More than 20 percent of births to 18- and 19-year-olds are to teens who already have given birth, compounding the challenges for these young mothers. Even though they may have a high school diploma or GED, significant risks to a child’s well-being remain when mothers are young and unmarried. Compared with 20- to 21-year-old mothers, the children of older teens are more likely to come in contact with the child welfare and criminal justice systems and become teen parents themselves.
Unplanned Pregnancy and Community Colleges. Sixty-eight percent of 18- and 19-yearolds attend either high school or college, so unplanned pregnancies can interrupt or derail educational achievement. Nationally, unplanned births account for nearly one in 10 dropouts among female students at community colleges, and 61 percent of women who have children after enrolling in community college do not complete a degree. Surveys indicate that nearly half of all community college students have been pregnant or have impregnated someone at some point. Community colleges can help prevent unplanned pregnancies by integrating education about healthy relationships and effective contraception into existing coursework, freshman orientation or campus-wide extracurricular activities; ensuring their health clinics provide or refer students to contraceptive and sexually transmitted infection (STI) services; posting educational materials in community spaces; and offering links to resources on the school’s website.
In 2014, Mississippi lawmakers took a step to address the disproportionate incidence of unplanned pregnancy among older teens, who account for about 70 percent of teen births statewide. Senate Bill 2563 identified community colleges and universities as “critical venues” through which to prevent unplanned pregnancies among 18- and 19-year-olds. It also requires the commissioner of higher education and the executive director of the state community college board to develop a plan to address the issue and present it to the Legislature in November 2014. The plan must incorporate information in student success, orientation and academic courses, where appropriate, about preventing unplanned pregnancy. It also calls for identifying opportunities to raise awareness and provide information to the entire student population; collaborate with community health centers to improve access to care; and identify challenges single parents face in completing their education. Finally, it requires that students serve as mentors and role models of healthy choices to younger teens, and seeks non-state funding to prevent unplanned pregnancy and promote student success.

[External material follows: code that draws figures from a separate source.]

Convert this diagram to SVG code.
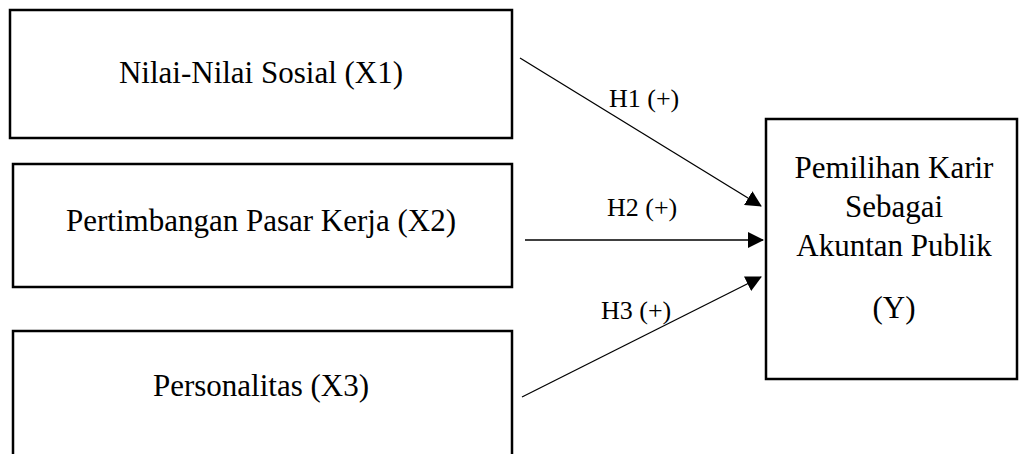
<svg xmlns="http://www.w3.org/2000/svg" width="1019" height="454" viewBox="0 0 1019 454">
<style>
.box{fill:#fff;stroke:#000;stroke-width:2.5}
.t{font-family:"Liberation Serif","Times New Roman",serif;font-size:31px;fill:#000;text-anchor:middle}
.l{font-family:"Liberation Serif","Times New Roman",serif;font-size:26px;fill:#000}
.c{stroke:#000;stroke-width:1.3;fill:none;marker-end:url(#ah)}
</style>
<defs>
<marker id="ah" markerUnits="userSpaceOnUse" markerWidth="16" markerHeight="16" viewBox="0 0 16 16" refX="15" refY="8" orient="auto">
<path d="M0,0 L16,8 L0,16 Z" fill="#000"/>
</marker>
</defs>
<rect width="1019" height="454" fill="#fff"/>
<g id="x1"><rect class="box" x="10" y="10" width="502" height="128"/><text class="t" x="261" y="83">Nilai-Nilai Sosial (X1)</text></g>
<g id="x2"><rect class="box" x="13" y="164" width="499" height="123"/><text class="t" x="261" y="231">Pertimbangan Pasar Kerja (X2)</text></g>
<g id="x3"><rect class="box" x="13" y="331" width="499" height="140"/><text class="t" x="261" y="396">Personalitas (X3)</text></g>
<g id="y"><rect class="box" x="766" y="119" width="251" height="260"/><text class="t" x="894" y="178">Pemilihan Karir</text><text class="t" x="894" y="217">Sebagai</text><text class="t" x="894" y="256">Akuntan Publik</text><text class="t" x="894" y="318">(Y)</text></g>
<g id="connectors">
<line class="c" x1="520" y1="58" x2="761" y2="206"/>
<line class="c" x1="525" y1="240" x2="763" y2="240"/>
<line class="c" x1="522" y1="397" x2="761" y2="277"/>
<text class="l" x="609" y="107">H1 (+)</text>
<text class="l" x="607" y="216">H2 (+)</text>
<text class="l" x="601" y="319">H3 (+)</text>
</g>
</svg>
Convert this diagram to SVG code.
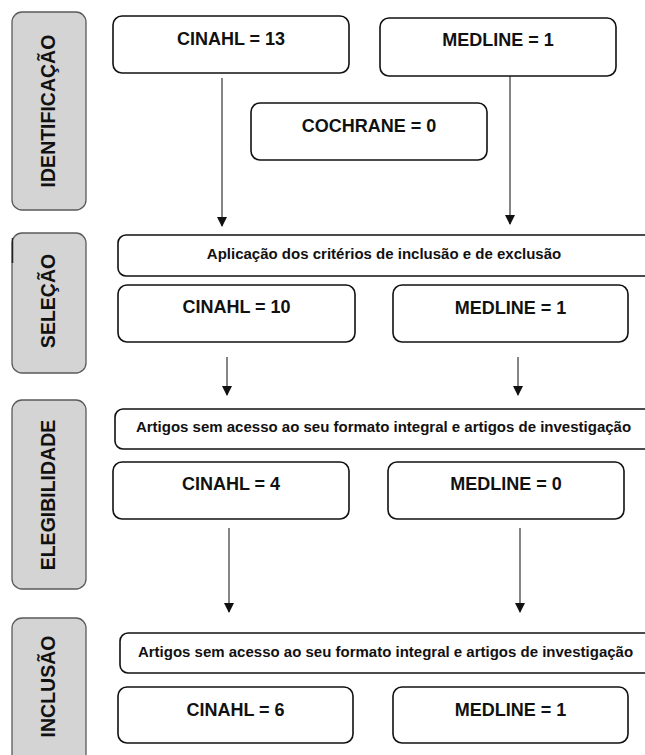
<svg xmlns="http://www.w3.org/2000/svg" width="645" height="755" viewBox="0 0 645 755">
<defs>
<style>
.stage rect{fill:#d4d4d4;stroke:#5a5a5a;stroke-width:1.3}
.stage text{font-family:"Liberation Sans",Arial,sans-serif;font-weight:bold;font-size:19.5px;fill:#111;text-anchor:middle}
.box rect{fill:#fff;stroke:#111;stroke-width:1.6}
.box text{font-family:"Liberation Sans",Arial,sans-serif;font-weight:bold;font-size:18px;fill:#111;text-anchor:middle}
.wide rect{fill:#fff;stroke:#111;stroke-width:1.6}
.wide text{font-family:"Liberation Sans",Arial,sans-serif;font-weight:bold;font-size:15px;fill:#111;text-anchor:middle}
.conn line{stroke:#222;stroke-width:1.1;marker-end:url(#ah)}
</style>
<marker id="ah" markerWidth="10" markerHeight="12" refX="9" refY="5" orient="auto" markerUnits="userSpaceOnUse">
<path d="M0,0 L10,5 L0,10 z" fill="#111"/>
</marker>
</defs>
<rect width="645" height="755" fill="#fff"/>

<g id="stage-identificacao" class="stage">
<rect x="12" y="12" width="74" height="198" rx="10"/>
<text transform="translate(55,111) rotate(-90)">IDENTIFICAÇÃO</text>
</g>
<g id="stage-selecao" class="stage">
<rect x="12" y="233" width="74" height="140" rx="10"/>
<line x1="12.5" y1="238" x2="12.5" y2="263" stroke="#222" stroke-width="1.5"/>
<text transform="translate(55,301) rotate(-90)">SELEÇÃO</text>
</g>
<g id="stage-elegibilidade" class="stage">
<rect x="12" y="400" width="74" height="189" rx="10"/>
<text transform="translate(55,495) rotate(-90)">ELEGIBILIDADE</text>
</g>
<g id="stage-inclusao" class="stage">
<rect x="12" y="618" width="74" height="150" rx="10"/>
<text transform="translate(55,686.5) rotate(-90)">INCLUSÃO</text>
</g>

<g id="cinahl-13" class="box">
<rect x="113" y="16" width="236" height="57" rx="9"/>
<text x="231" y="44.5">CINAHL = 13</text>
</g>
<g id="medline-1a" class="box">
<rect x="380" y="18" width="236" height="58" rx="9"/>
<text x="498" y="46">MEDLINE = 1</text>
</g>
<g id="cochrane-0" class="box">
<rect x="251" y="103" width="236" height="57" rx="9"/>
<text x="369" y="132">COCHRANE = 0</text>
</g>

<g id="criterios" class="wide">
<rect x="118" y="235" width="560" height="41" rx="8"/>
<text x="384" y="259">Aplicação dos critérios de inclusão e de exclusão</text>
</g>
<g id="cinahl-10" class="box">
<rect x="118" y="285" width="237" height="57" rx="9"/>
<text x="236.5" y="313">CINAHL = 10</text>
</g>
<g id="medline-1b" class="box">
<rect x="393" y="285" width="235" height="57" rx="9"/>
<text x="510.5" y="314">MEDLINE = 1</text>
</g>

<g id="artigos-1" class="wide">
<rect x="115" y="409" width="560" height="40" rx="8"/>
<text x="383.5" y="432">Artigos sem acesso ao seu formato integral e artigos de investigação</text>
</g>
<g id="cinahl-4" class="box">
<rect x="113" y="462" width="236" height="57" rx="9"/>
<text x="231" y="490">CINAHL = 4</text>
</g>
<g id="medline-0" class="box">
<rect x="388" y="462" width="236" height="57" rx="9"/>
<text x="506" y="490">MEDLINE = 0</text>
</g>

<g id="artigos-2" class="wide">
<rect x="120" y="633" width="560" height="40" rx="8"/>
<text x="385.5" y="657">Artigos sem acesso ao seu formato integral e artigos de investigação</text>
</g>
<g id="cinahl-6" class="box">
<rect x="118" y="687" width="235" height="56" rx="9"/>
<text x="235.5" y="716">CINAHL = 6</text>
</g>
<g id="medline-1c" class="box">
<rect x="393" y="687" width="235" height="56" rx="9"/>
<text x="510.5" y="716">MEDLINE = 1</text>
</g>

<g id="connectors" class="conn">
<line x1="222" y1="78" x2="222" y2="226"/>
<line x1="510" y1="76" x2="510" y2="224"/>
<line x1="227" y1="357" x2="227" y2="395"/>
<line x1="518" y1="357" x2="518" y2="395"/>
<line x1="229" y1="528" x2="229" y2="612"/>
<line x1="520" y1="528" x2="520" y2="612"/>
</g>
</svg>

Organizations in 44 states and the District of Columbia received federal Personal Responsibility Education Program (PREP) grants to provide evidence-based programs to youth ages 10 to 19 who are at high risk of teen pregnancy. PREP also provides support to pregnant youth and mothers up to age 21. About 75 percent of states are providing PREP programs in geographic areas where teen birth rates are high. Many are focusing on high-risk populations such as foster care (19 states), adjudicated youth (14 states), runaway and homeless youth (six states) and minority youth (28 states). Programs emphasize abstinence, contraceptive use and “adulthood preparation” topics such as healthy relationships and financial literacy. In Ohio, for example, the departments of health, jobs and family services, and youth services are training officials who work with foster care and incarcerated youth to reduce teen pregnancy and STI rates among those age 14 to 19.
Federal regulations have long allowed state legislatures and other policymakers to extend Medicaid coverage for family planning services—not including abortion—to people who otherwise are not eligible. Numerous studies have shown that expanding Medicaid family planning services is highly cost-effective. Under the Affordable Care Act, the rules were relaxed to allow states to extend these services through an amendment to the state plan, rather than a waiver. To date, 11 states have done so. Of the 29 states that expand these services, 19 allow those under age 19 to receive services; in two states, people must be at least 18 to qualify.
Title X of the Public Health Service Act funds at least one clinic in most U.S. counties to provide family planning and preventive health services. With federal support, these clinics serve nearly 5 million clients annually, 69 percent of whom had incomes at or below the federal poverty level ($11,670 for a single person in 2014). Nearly 50 percent of clients were under age 24, and about 20 percent were age 19 or younger. The Guttmacher Institute estimates that Title X saved taxpayers an estimated $5.3 billion in 2010 by preventing unplanned pregnancies, with savings ranging from $4 million in Vermont to more than $1 billion in California.